Rows from a dataset of charts and code

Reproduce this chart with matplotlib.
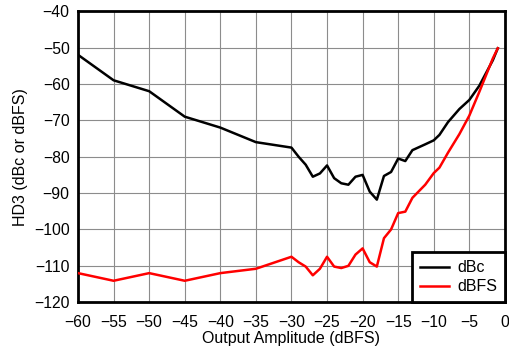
import matplotlib.pyplot as plt

plt.rcParams["font.family"] = ["Liberation Sans", "DejaVu Sans"]

# Output amplitude (dBFS) and HD3 readings
amp = [-60, -55, -50, -45, -40, -35, -30, -29, -28, -27, -26, -25, -24, -23, -22, -21,
       -20, -19, -18, -17, -16, -15, -14, -13, -11.2, -10, -9.2, -8, -6.4, -5, -3.6,
       -1.7, -1]
hd3_dbc = [-52, -59, -62, -69, -72, -76, -77.5, -80, -82.2, -85.5, -84.6, -82.4,
           -85.9, -87.3, -87.7, -85.5, -85, -89.6, -91.8, -85.3, -84.2, -80.5, -81.2,
           -78.2, -76.6, -75.5, -74, -70.5, -66.9, -64.4, -60.5, -53.5, -50.2]
hd3_dbfs = [-112, -114.1, -112, -114.1, -112, -110.8, -107.5, -109, -110.2, -112.6,
            -110.8, -107.5, -110.2, -110.6, -110, -106.9, -105.2, -109, -110.2, -102.4,
            -100, -95.5, -95.1, -91.3, -87.7, -84.5, -83, -78.9, -73.8, -68.7, -62.2,
            -53, -50.2]

fig = plt.figure(figsize=(5.10, 3.49), dpi=100)
ax = fig.add_axes([0.153, 0.134, 0.837, 0.834])

ax.plot(amp, hd3_dbc, color="black", lw=1.8, label="dBc", zorder=3)
ax.plot(amp, hd3_dbfs, color="#ff0000", lw=1.8, label="dBFS", zorder=3)

ax.set_xlim(-60, 0)
ax.set_ylim(-120, -40)
ax.set_xticks(range(-60, 1, 5))
ax.set_yticks(range(-120, -39, 10))
ax.grid(True, color="#8c8c8c", lw=0.8)
ax.tick_params(length=0, labelsize=11.3)
ax.tick_params(axis="x", pad=9)
ax.tick_params(axis="y", pad=6)
for s in ax.spines.values():
    s.set_linewidth(2)

ax.set_xlabel("Output Amplitude (dBFS)", fontsize=11.5, labelpad=1)
ax.set_ylabel("HD3 (dBc or dBFS)", fontsize=11.5, labelpad=4)

leg = ax.legend(loc="lower right", fontsize=11.5, fancybox=False, framealpha=1,
                edgecolor="black", borderaxespad=0, handlelength=1.8,
                handletextpad=0.5, borderpad=0.5, labelspacing=0.25)
leg.get_frame().set_linewidth(2)

fig.savefig("out.png", dpi=100)
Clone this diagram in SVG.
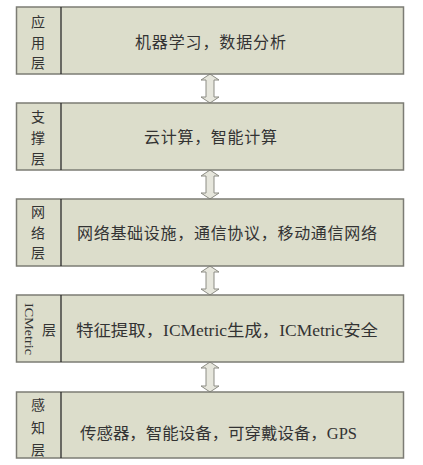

■ **EXERCISE BRIEF**: Repeat all of the data above word for word, minus the pictures.

■ **SOLUTION**:
Reproduce this chart with matplotlib.
import matplotlib.pyplot as plt

plt.rcParams["font.family"] = ["Liberation Sans", "DejaVu Sans"]

# Output amplitude (dBFS) and HD3 readings
amp = [-60, -55, -50, -45, -40, -35, -30, -29, -28, -27, -26, -25, -24, -23, -22, -21,
       -20, -19, -18, -17, -16, -15, -14, -13, -11.2, -10, -9.2, -8, -6.4, -5, -3.6,
       -1.7, -1]
hd3_dbc = [-52, -59, -62, -69, -72, -76, -77.5, -80, -82.2, -85.5, -84.6, -82.4,
           -85.9, -87.3, -87.7, -85.5, -85, -89.6, -91.8, -85.3, -84.2, -80.5, -81.2,
           -78.2, -76.6, -75.5, -74, -70.5, -66.9, -64.4, -60.5, -53.5, -50.2]
hd3_dbfs = [-112, -114.1, -112, -114.1, -112, -110.8, -107.5, -109, -110.2, -112.6,
            -110.8, -107.5, -110.2, -110.6, -110, -106.9, -105.2, -109, -110.2, -102.4,
            -100, -95.5, -95.1, -91.3, -87.7, -84.5, -83, -78.9, -73.8, -68.7, -62.2,
            -53, -50.2]

fig = plt.figure(figsize=(5.10, 3.49), dpi=100)
ax = fig.add_axes([0.153, 0.134, 0.837, 0.834])

ax.plot(amp, hd3_dbc, color="black", lw=1.8, label="dBc", zorder=3)
ax.plot(amp, hd3_dbfs, color="#ff0000", lw=1.8, label="dBFS", zorder=3)

ax.set_xlim(-60, 0)
ax.set_ylim(-120, -40)
ax.set_xticks(range(-60, 1, 5))
ax.set_yticks(range(-120, -39, 10))
ax.grid(True, color="#8c8c8c", lw=0.8)
ax.tick_params(length=0, labelsize=11.3)
ax.tick_params(axis="x", pad=9)
ax.tick_params(axis="y", pad=6)
for s in ax.spines.values():
    s.set_linewidth(2)

ax.set_xlabel("Output Amplitude (dBFS)", fontsize=11.5, labelpad=1)
ax.set_ylabel("HD3 (dBc or dBFS)", fontsize=11.5, labelpad=4)

leg = ax.legend(loc="lower right", fontsize=11.5, fancybox=False, framealpha=1,
                edgecolor="black", borderaxespad=0, handlelength=1.8,
                handletextpad=0.5, borderpad=0.5, labelspacing=0.25)
leg.get_frame().set_linewidth(2)

fig.savefig("out.png", dpi=100)
Clone this diagram in SVG.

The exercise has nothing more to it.